Santos calls “Kuu Home o Kahaluu” his growing up song. In 1972, he was living away from home for the first time, in a little fourth-floor apartment in San Francisco. A year earlier, the prospect of a record contract had lured him to Los Angeles, and but he ended up in the Bay Area, playing his music in coffee houses all over the city. It was a fun time, a learning experience, Santos recalls, but he was beginning to wonder what direction his life should take next.

Singer/songwriter Jerry Santos was born and raised on the Windward side of Oahu.

photo courtesy Jerry Santos

“The song was a conversation to my family, about the choices that we make,” he says. “I’m the youngest of nine children, and very few of the others have gone away from home. I have a sister whose whole life has been in a one-mile radius from where we grew up [in Kahaluu]. I flew the coop, and so the song was about acknowledging who you are and where you come from, what your choices are.”

In the end, Santos decided to return home—a decision he has never regretted. “The interesting thing was that by the time I got back to Hawaii, and had written those songs, I found like spirits in Robert Beaumont and other people who were making music at the time,” Santos says. “It actually led me to Olomana, and everything we’ve done since. It was the right thing to do.”

When the recorded version of the song appeared on Olomana’s 1976 debut album Like a Seabird in the Wind, it was an immediate sensation, garnering heavy radio play despite its 6 minute playing time.

Santos says, “People gravitate to that song because, if you take out the place, everyone has the same story. We all have our childhood memories, we all have to make those choices in life about what to do next.”

8 Kaulana na Pua
Ellen Wright Prendergast, 1893

Listening only to the upbeat melody of “Kaulana na Pua,” it would be easy to miss the song’s serious political message. Originally entitled “Mele Ai Pohaku,” (the stone-eating song), it protests Hawaii’s annexation with bitter lyrics: “We do not value the government’s sums of money. We are satisfied with the stones, astonishing food of the land.” Prendergast composed the song in 1893, and it remains a touchstone of the sovereignty movement to this day.

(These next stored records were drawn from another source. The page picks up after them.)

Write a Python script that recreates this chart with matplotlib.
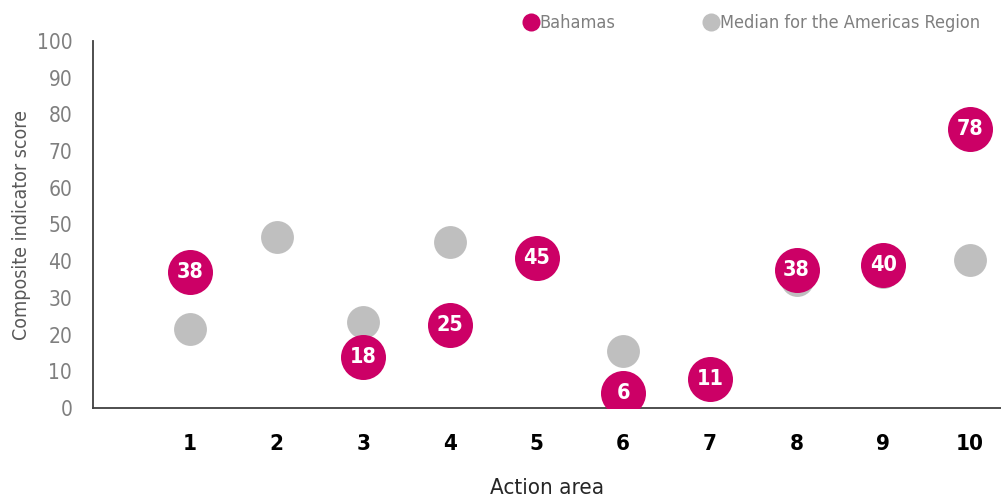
import matplotlib
matplotlib.use("Agg")
import matplotlib.pyplot as plt
from matplotlib import font_manager as fm
from matplotlib.lines import Line2D

# ---- data ----
action_areas = [1, 2, 3, 4, 5, 6, 7, 8, 9, 10]
bahamas_labels = [38, None, 18, 25, 45, 6, 11, 38, 40, 78]
bahamas_pos = [37, None, 14, 22.6, 41, 4.2, 7.9, 37.6, 39, 76]
median_americas = [21.5, 46.7, 23.5, 45.2, 41, 15.5, 7.9, 35, 37, 40.3]
y_ticks = [0, 10, 20, 30, 40, 50, 60, 70, 80, 90, 100]

files = [f.fname for f in fm.fontManager.ttflist]
def find(keys):
    for k in keys:
        for f in files:
            if k.lower() in f.lower().split('/')[-1]:
                return f
    return None

reg_file = find(['LiberationSansNarrow-Regular', 'DejaVuSansCondensed.ttf'])
bold_file = find(['LiberationSansNarrow-Bold.', 'DejaVuSansCondensed-Bold.ttf'])
REG = fm.FontProperties(fname=reg_file) if reg_file else fm.FontProperties(family='Liberation Sans')
BOLD = fm.FontProperties(fname=bold_file) if bold_file else fm.FontProperties(family='Liberation Sans', weight='bold')

def fp(base, size):
    p = base.copy()
    p.set_size(size)
    return p

MAG = '#CC0066'
GRAY = '#BFBFBF'
TXT = '#7F7F7F'

fig = plt.figure(figsize=(10.01, 5.0), dpi=100)
ax = fig.add_axes([93/1001, 92/500, 1 - 93/1001, 367/500])

bx = [x for x, v in zip(action_areas, bahamas_pos) if v is not None]
by = [v for v in bahamas_pos if v is not None]
bl = [v for v in bahamas_labels if v is not None]

ax.scatter(action_areas, median_americas, s=560, color=GRAY, zorder=2, linewidths=0)
ax.scatter(bx, by, s=1050, color=MAG, zorder=3, linewidths=0)
for x, y, l in zip(bx, by, bl):
    ax.text(x, y, str(l), ha='center', va='center', color='white',
            fontproperties=fp(BOLD, 15.5), zorder=4)

ax.set_xlim(-0.12, 10.36)
ax.set_ylim(0, 100)
ax.set_yticks(y_ticks)
ax.set_xticks(action_areas)
ax.set_xticklabels([str(a) for a in action_areas], fontproperties=fp(BOLD, 16), color='black')
ax.set_yticklabels([str(t) for t in y_ticks], fontproperties=fp(REG, 15), color=TXT)
ax.tick_params(axis='x', length=0, pad=19)
ax.tick_params(axis='y', length=0, pad=15)

for s in ['top', 'right']:
    ax.spines[s].set_visible(False)
for s in ['left', 'bottom']:
    ax.spines[s].set_color('#404040')
    ax.spines[s].set_linewidth(1.3)

ax.set_xlabel('Action area', fontproperties=fp(REG, 16), color='#262626', labelpad=17)
ax.set_ylabel('Composite indicator score', fontproperties=fp(REG, 14), color='#595959')
ax.yaxis.set_label_coords((31 - 93) / 908, 0.5)

handles = [Line2D([], [], marker='o', linestyle='', markersize=13, color=MAG, markeredgewidth=0),
           Line2D([], [], marker='o', linestyle='', markersize=13, color=GRAY, markeredgewidth=0)]
fig.legend(handles, ['Bahamas', 'Median for the Americas Region'], loc='center',
           bbox_to_anchor=(751/1001, 1 - 23/500), ncol=2, frameon=False,
           prop=fp(REG, 13), labelcolor=TXT, handletextpad=0.0, columnspacing=4.8,
           handlelength=1.0)

fig.savefig('out.png', dpi=100)
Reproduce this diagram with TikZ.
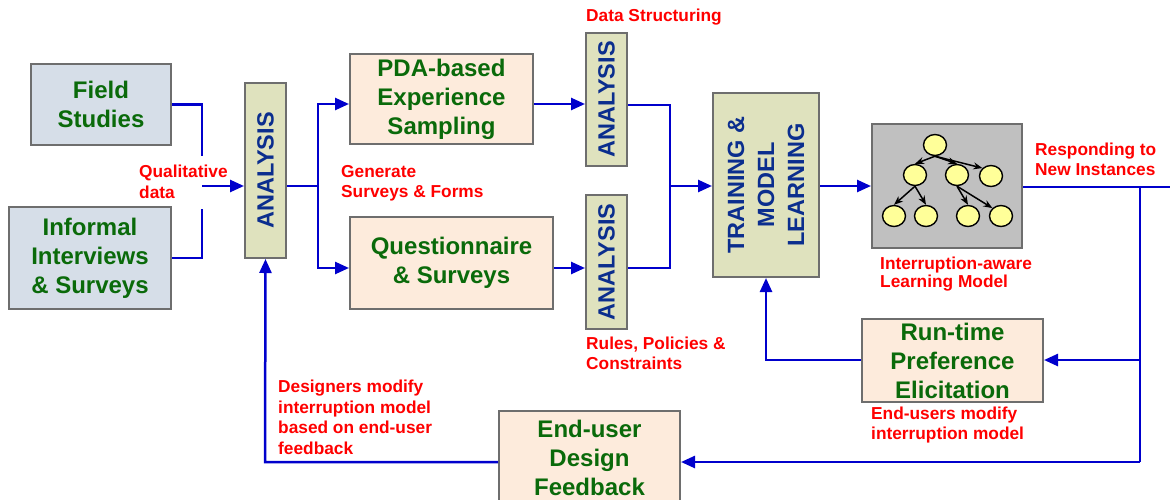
\documentclass[tikz,border=0pt]{standalone}
\usepackage{fontspec}
\setmainfont{Liberation Sans}
\usetikzlibrary{arrows.meta,calc,shapes.geometric}
\definecolor{boxgray}{HTML}{6E6E6E}
\definecolor{bluegray}{HTML}{D6DEE8}
\definecolor{beige}{HTML}{FDEBDC}
\definecolor{olive}{HTML}{DFE2BE}
\definecolor{modelgray}{HTML}{C0C0C0}
\definecolor{txtgreen}{HTML}{0A6A0A}
\definecolor{txtblue}{HTML}{0B2E8E}
\definecolor{connblue}{HTML}{0000CC}
\definecolor{lblred}{HTML}{FF0000}
\definecolor{nodeyellow}{HTML}{FFFF99}
\tikzset{
  basebox/.style={draw=boxgray, line width=2pt, inner sep=0pt, align=center},
  greybox/.style={basebox, fill=bluegray},
  beigebox/.style={basebox, fill=beige},
  anbox/.style={basebox, fill=olive},
  greentext/.style={text=txtgreen, font=\fontsize{24}{29}\selectfont\bfseries},
  bluetext/.style={text=txtblue, font=\fontsize{23.5}{30}\selectfont\bfseries, rotate=90, align=center, inner sep=0pt},
  redlabel/.style={text=lblred, font=\fontsize{17.3}{20.5}\selectfont\bfseries, align=left, inner sep=0pt, anchor=west},
  conn/.style={draw=connblue, line width=2.5pt, line join=miter},
  arr/.style={conn, -{Triangle[length=14pt,width=12pt]}},
  treenode/.style={ellipse, draw=black, line width=1.4pt, fill=nodeyellow, minimum width=23pt, minimum height=21pt, inner sep=0pt},
  treearr/.style={draw=black, line width=1.5pt, -{Stealth[length=9pt,width=7pt]}}
}
\begin{document}
\begin{tikzpicture}[x=1pt,y=-1pt]
\useasboundingbox (0,0) rectangle (1170,499);
\clip (0,0) rectangle (1170,499);
% boxes
\node[greybox, greentext, minimum width=140pt, minimum height=81pt] (field) at (101,104.5) {Field\\Studies};
\node[greybox, greentext, minimum width=162pt, minimum height=102pt] (informal) at (90,258) {Informal\\Interviews\\\& Surveys};
\node[anbox, minimum width=41pt, minimum height=175pt] (an1) at (265.5,170.5) {};
\node[bluetext] (an1t) at (an1) {ANALYSIS};
\node[beigebox, greentext, minimum width=183pt, minimum height=90pt] (pda) at (441.5,99) {PDA-based\\Experience\\Sampling};
\node[beigebox, greentext, minimum width=203pt, minimum height=92pt] (quest) at (451.5,263) {Questionnaire\\\& Surveys};
\node[anbox, minimum width=41pt, minimum height=133pt] (an2) at (606.5,99.5) {};
\node[bluetext] (an2t) at (an2) {ANALYSIS};
\node[anbox, minimum width=41pt, minimum height=134pt] (an3) at (606.5,262) {};
\node[bluetext] (an3t) at (an3) {ANALYSIS};
\node[anbox, minimum width=106pt, minimum height=184pt] (train) at (766,185) {};
\node[bluetext] (traint) at (train) {TRAINING \&\\MODEL\\LEARNING};
\node[basebox, fill=modelgray, minimum width=150pt, minimum height=124pt] (model) at (947,186) {};
\node[beigebox, greentext, minimum width=181pt, minimum height=83pt] (runtime) at (952.5,360.5) {Run-time\\Preference\\Elicitation};
\node[beigebox, greentext, minimum width=181pt, minimum height=94pt] (enduser) at (589.5,458) {End-user\\Design\\Feedback};
% tree
\node[treenode] (r) at (935,145) {};
\node[treenode] (a) at (915,175) {};
\node[treenode] (b) at (957,175) {};
\node[treenode] (c) at (991,176) {};
\node[treenode] (a1) at (894,216) {};
\node[treenode] (a2) at (926,216) {};
\node[treenode] (b1) at (968,216) {};
\node[treenode] (b2) at (1001,216) {};
\draw[treearr] (r.south) -- (a.north);
\draw[treearr] (r.south) -- (b.north);
\draw[treearr] (r.south) -- (c.north west);
\draw[treearr] (a.south) -- (a1.north);
\draw[treearr] (a.south) -- (a2.north);
\draw[treearr] (b.south) -- (b1.north);
\draw[treearr] (b.south) -- (b2.north west);
% coordinates
\coordinate (j1) at (202,156);
\coordinate (j2) at (202,209);
\coordinate (q0) at (202,186);
\coordinate (s1) at (318,186);
\coordinate (s1t) at (318,104);
\coordinate (s1b) at (318,268);
\coordinate (m1) at (670,105);
\coordinate (m2) at (670,268);
\coordinate (m0) at (670,186);
\coordinate (rt) at (1140,187);
\coordinate (redge) at (1171,187);
\coordinate (rm) at (1140,360);
\coordinate (rb) at (1140,462);
\coordinate (lb) at (265,462);
\coordinate (tb) at (766,360);
% connectors
\draw[conn] (field.east) -| (j1);
\draw[conn] (informal.east) -| (j2);
\draw[arr] (q0) -- (an1.west |- q0);
\draw[conn] (an1.east |- q0) -- (s1);
\draw[arr] (s1) -- (s1t) -- (pda.west |- s1t);
\draw[arr] (s1) -- (s1b) -- (quest.west |- s1b);
\draw[arr] (pda.east |- s1t) -- (an2.west |- s1t);
\draw[arr] (quest.east |- s1b) -- (an3.west |- s1b);
\draw[conn] (an2.east |- m1) -- (m1) -- (m2) -- (an3.east |- m2);
\draw[arr] (m0) -- (train.west |- m0);
\draw[arr] (train.east |- model.west) -- (model.west);
\draw[conn] (model.east |- rt) -- (redge);
\draw[conn] (rt) -- (rb);
\draw[arr] (rm) -- (runtime.east |- rm);
\draw[arr] (runtime.west |- tb) -- (tb) -- (train.south);
\draw[arr] (rb) -- (enduser.east |- rb);
\draw[arr] (enduser.west |- lb) -- (lb) -- (an1.south);
% labels
\node[redlabel] (lq) at (139,182) {Qualitative\\data};
\node[redlabel] (lg) at (341,183) {Generate\\Surveys \& Forms};
\node[redlabel] (ld) at (586,17) {Data Structuring};
\node[redlabel] (lr) at (586,353.5) {Rules, Policies \&\\Constraints};
\node[redlabel] (lresp) at (1035,159.5) {Responding to\\New Instances};
\node[redlabel, font=\fontsize{17.3}{18.5}\selectfont\bfseries] (li) at (880,274) {Interruption-aware\\Learning Model};
\node[redlabel] (le) at (871,425) {End-users modify\\interruption model};
\node[redlabel] (ldes) at (278,417.5) {Designers modify\\interruption model\\based on end-user\\feedback};
\end{tikzpicture}
\end{document}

9 Ke Kali Nei Au (The Hawaiian Wedding Song)
Charles E. King, 1925

It just wouldn’t be a Hawaiian wedding without a performance of “Ke Kali Nei Au.” Ironically, the song, although romantic, never actually mentions anything about marriage—King originally composed the song for a 1925 operetta, Prince of Hawaii. But with lyrics such as, “sweetheart, you are so precious, I pledge my love to you alone,” its appeal as a song of dedication is undeniable, leading everyone from Alfred Apaka to Andy Williams to offer their own version.

10 Morning Dew
Lyrics by Larry Lindsey Kimura, Music by Eddie Kamae, 1972

Kamae, an ukulele virtuoso, came up the sweet melody for this Sons of Hawaii classic and asked Kimura, an authority on Hawaiian language, to create the lyrics. “Eddie only had one idea, this recurring feeling of ‘wait for me,’” recalls Kimura, who drew added inspiration from the damp, chilly climate of his Big Island hometown, Waimea. “The morning dew, in Hawaiian culture, represents young love, because of its freshness. But it’s temporary, it doesn’t last.”

Kamae (center) founded the Sons of HawaiÔi, icons of the Hawaiian Renaissance.